32 545 Wet- en regelgeving financiële markten

Nr. 42 BRIEF VAN DE MINISTER VAN FINANCIËN

Aan de Voorzitter van de Tweede Kamer der Staten-Generaal

Den Haag, 17 december 2015

Op 9 juli jl. (Kamerstuk 32 545, nr. 34) heb ik uw Kamer geïnformeerd over de uitwerking van de moties inzake vakbekwaamheid financiële adviseurs. Ik heb toen aangegeven dat ik de Autoriteit Financiële Markten (AFM) zou verzoeken om de bestaande wettelijke mogelijkheid om ontheffing te verlenen van de vakbekwaamheidseisen (diplomaplicht) nader uit te werken voor «schrijnende gevallen». Dit in lijn met de aangenomen motie van de leden Aukje de Vries, Koolmees en Omtzigt die de regering verzochten om zo snel mogelijk te komen met een hardheidsclausule c.q. ontheffingsmogelijkheid voor schrijnende gevallen (Kamerstuk 32 545, nr. 30).

Ontheffingsbeleid

De AFM zal haar ontheffingsbeleid inzake schrijnende gevallen vandaag publiceren. Schrijnende gevallen zijn adviseurs die gedurende de overgangstermijn door buitengewone omstandigheden worden getroffen die een ernstige belemmering vormen om tijdig alle benodigde diploma’s te behalen. Gedacht kan worden aan een adviseur die langdurig en ernstig ziek is geweest of die een ernstig zieke partner tijdelijk veel verzorging heeft moeten bieden.

De AFM heeft bij het opstellen van het ontheffingsbeleid gesproken met verschillende marktpartijen zoals adviseurs, bemiddelaars en brancheorganisaties om het ontheffingsbeleid goed aan te laten sluiten op de praktijk. Verder heeft de AFM onderzoek gedaan naar vergelijkbare regelingen bij andere (beschermde) beroepsgroepen, zoals advocaten en gerechtsdeurwaarders en heeft de AFM intern klankbordbijeenkomsten georganiseerd om het voorgenomen beleid te toetsen.
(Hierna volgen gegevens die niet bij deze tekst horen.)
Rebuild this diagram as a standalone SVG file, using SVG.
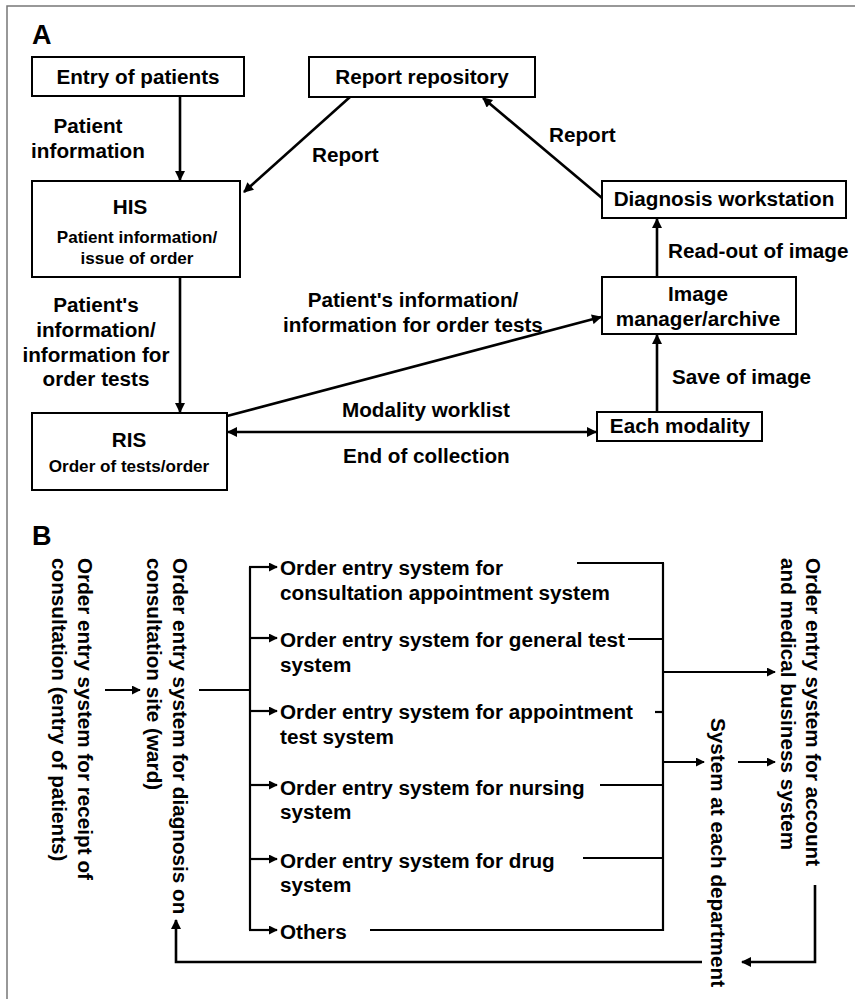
<svg xmlns="http://www.w3.org/2000/svg" width="855" height="999" viewBox="0 0 855 999">
<style>
text{font-family:"Liberation Sans",Arial,sans-serif;font-weight:bold;fill:#000}
.t{font-size:20.7px}
.s{font-size:17.1px}
.c{text-anchor:middle}
.big{font-size:27px}
.box{fill:#fff;stroke:#000;stroke-width:2}
.la{fill:none;stroke:#000;stroke-width:2.6}
.lb{fill:none;stroke:#000;stroke-width:2.2}
</style>
<defs>
<marker id="ah" viewBox="0 0 10 10" refX="9" refY="5" markerWidth="11" markerHeight="10" markerUnits="userSpaceOnUse" orient="auto-start-reverse">
<path d="M0,0 L10,5 L0,10 z" fill="#000"/>
</marker>
<marker id="bh" viewBox="0 0 10 10" refX="9" refY="5" markerWidth="9" markerHeight="9" markerUnits="userSpaceOnUse" orient="auto">
<path d="M0,0 L10,5 L0,10 z" fill="#000"/>
</marker>
</defs>
<rect x="7" y="6" width="860" height="1010" fill="#fff" stroke="#777" stroke-width="1.5"/>
<text class="big" x="32" y="44">A</text>
<text class="big" x="32" y="545">B</text>

<g id="entry"><rect class="box" x="32" y="57" width="212" height="39"/><text class="t c" x="138" y="84">Entry of patients</text></g>
<g id="repository"><rect class="box" x="309" y="57" width="226" height="40"/><text class="t c" x="422" y="84">Report repository</text></g>
<g id="his"><rect class="box" x="32" y="181" width="208" height="96"/><text class="t c" x="130" y="214">HIS</text><text class="s c" x="137" y="243">Patient information/</text><text class="s c" x="137" y="264">issue of order</text></g>
<g id="diagnosis"><rect class="box" x="602" y="181" width="244" height="37"/><text class="t c" x="724" y="206">Diagnosis workstation</text></g>
<g id="image-manager"><rect class="box" x="602" y="277" width="194" height="57"/><text class="t c" x="698" y="301">Image</text><text class="t c" x="698" y="326">manager/archive</text></g>
<g id="modality"><rect class="box" x="597" y="412" width="165" height="29"/><text class="t c" x="680" y="433">Each modality</text></g>
<g id="ris"><rect class="box" x="32" y="413" width="195" height="77"/><text class="t c" x="129" y="447">RIS</text><text class="s c" x="129" y="472">Order of tests/order</text></g>

<g id="connectors-a">
<line class="la" x1="180" y1="96" x2="180" y2="180" marker-end="url(#ah)"/>
<line class="la" x1="350" y1="97" x2="244" y2="192" marker-end="url(#ah)"/>
<line class="la" x1="602" y1="198" x2="483" y2="98" marker-end="url(#ah)"/>
<line class="la" x1="657" y1="277" x2="657" y2="219" marker-end="url(#ah)"/>
<line class="la" x1="657" y1="412" x2="657" y2="335" marker-end="url(#ah)"/>
<line class="la" x1="180" y1="277" x2="180" y2="412" marker-end="url(#ah)"/>
<line class="la" x1="227" y1="416" x2="601" y2="317" marker-end="url(#ah)"/>
<line class="la" x1="228" y1="432" x2="596" y2="432" marker-start="url(#ah)" marker-end="url(#ah)"/>
</g>
<g id="labels-a">
<text class="t c" x="88" y="133">Patient</text>
<text class="t c" x="88" y="158">information</text>
<text class="t" x="312" y="162">Report</text>
<text class="t" x="549" y="142">Report</text>
<text class="t" x="668" y="258">Read-out of image</text>
<text class="t" x="672" y="384">Save of image</text>
<text class="t" x="342" y="417">Modality worklist</text>
<text class="t" x="343" y="463">End of collection</text>
<text class="t c" x="413" y="307">Patient's information/</text>
<text class="t c" x="413" y="332">information for order tests</text>
<text class="t c" x="96" y="312">Patient's</text>
<text class="t c" x="96" y="337">information/</text>
<text class="t c" x="96" y="362">information for</text>
<text class="t c" x="96" y="386">order tests</text>
</g>

<g id="receipt"><text class="t" transform="translate(78,558) rotate(90)">Order entry system for receipt of</text><text class="t" transform="translate(52,558) rotate(90)">consultation (entry of patients)</text></g>
<g id="diagnosis-site"><text class="t" transform="translate(173,558) rotate(90)">Order entry system for diagnosis on</text><text class="t" transform="translate(147,558) rotate(90)">consultation site (ward)</text></g>
<g id="item1"><text class="t" x="280" y="575">Order entry system for</text><text class="t" x="280" y="600">consultation appointment system</text></g>
<g id="item2"><text class="t" x="280" y="647">Order entry system for general test</text><text class="t" x="280" y="672">system</text></g>
<g id="item3"><text class="t" x="280" y="719">Order entry system for appointment</text><text class="t" x="280" y="744">test system</text></g>
<g id="item4"><text class="t" x="280" y="795">Order entry system for nursing</text><text class="t" x="280" y="819">system</text></g>
<g id="item5"><text class="t" x="280" y="868">Order entry system for drug</text><text class="t" x="280" y="892">system</text></g>
<g id="item6"><text class="t" x="280" y="939">Others</text></g>
<g id="account"><text class="t" transform="translate(806,558) rotate(90)">Order entry system for account</text><text class="t" transform="translate(781,558) rotate(90)">and medical business system</text></g>
<g id="department"><text class="t" transform="translate(711,718) rotate(90)">System at each department</text></g>

<g id="connectors-b">
<line class="lb" x1="105" y1="690" x2="140" y2="690" marker-end="url(#bh)"/>
<line class="lb" x1="199" y1="690" x2="250" y2="690"/>
<line class="lb" x1="250" y1="567" x2="250" y2="930"/>
<line class="lb" x1="249" y1="567" x2="277" y2="567" marker-end="url(#bh)"/>
<line class="lb" x1="249" y1="638" x2="277" y2="638" marker-end="url(#bh)"/>
<line class="lb" x1="249" y1="711" x2="277" y2="711" marker-end="url(#bh)"/>
<line class="lb" x1="249" y1="785" x2="277" y2="785" marker-end="url(#bh)"/>
<line class="lb" x1="249" y1="859" x2="277" y2="859" marker-end="url(#bh)"/>
<line class="lb" x1="249" y1="930" x2="277" y2="930" marker-end="url(#bh)"/>
<line class="lb" x1="577" y1="563" x2="664" y2="563"/>
<line class="lb" x1="628" y1="639" x2="664" y2="639"/>
<line class="lb" x1="655" y1="712" x2="664" y2="712"/>
<line class="lb" x1="600" y1="785" x2="664" y2="785"/>
<line class="lb" x1="583" y1="858" x2="664" y2="858"/>
<line class="lb" x1="370" y1="930" x2="664" y2="930"/>
<line class="lb" x1="663" y1="563" x2="663" y2="931"/>
<line class="lb" x1="663" y1="672" x2="775" y2="672" marker-end="url(#bh)"/>
<line class="lb" x1="663" y1="762" x2="704" y2="762" marker-end="url(#bh)"/>
<line class="lb" x1="738" y1="762" x2="775" y2="762" marker-end="url(#bh)"/>
<polyline class="la" points="815,885 815,962 742,962" marker-end="url(#ah)"/>
<polyline class="la" points="702,962 176,962 176,920" marker-end="url(#ah)"/>
</g>
</svg>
Het ontheffingsbeleid is zo opgesteld dat rekening kan worden gehouden met de persoonlijke omstandigheden van de adviseur. Hierbij kijkt de AFM onder andere naar het belang van de adviseur, het belang van de onderneming waar de adviseur werkzaam is en naar het belang van de consument. Een adviseur komt in aanmerking voor een tijdelijke ontheffing van de diplomaplicht als is voldaan aan de volgende twee criteria zoals opgenomen in de Wft:

  • 1. De adviseur kan redelijkerwijs niet op tijd voldoen aan de diplomaplicht. Hiervoor dient sprake te zijn van een schrijnend geval. Dergelijke situaties kenmerken zich door buitengewone omstandigheden, die tijdelijk van aard zijn en die een ernstige belemmering vormen voor het tijdig halen van een noodzakelijk Wft-diploma of het tijdig voldoen aan de diplomaplicht; en

  • 2. De aanvrager kan aantonen dat de doeleinden die de diplomaplicht beoogt te bereiken anderszins worden bereikt. Dit kan bijvoorbeeld door uitgaande adviezen te laten controleren door een gediplomeerde adviseur of door de advieskwaliteit van de betreffende adviseur op basis van een review door een onafhankelijke derde goed te laten bevinden.

Na de overgangsperiode, welke loopt tot 1 januari 2017, worden geen PEplus-examens meer aangeboden. Dit betekent dat de adviseur initiële examens zal moeten afleggen om de desbetreffende diploma’s in de tijdelijke ontheffingsperiode te behalen, zodat de adviseur daarna weer voldoet aan de vakbekwaamheidseisen. Dit ondanks het gegeven dat de adviseur mogelijk reeds over een oud Wft-diploma beschikt.

Een verzoek tot ontheffing voor een adviseur moet worden ingediend door de werkgever (financieëledienstverlener) van de adviseur. Het ontheffingsverzoek wordt ingediend door het invullen en opsturen van de gestandaardiseerde aanvraag. Dit aanvraagformulier en verdere informatie over het ontheffingsbeleid is te vinden op de website van de AFM.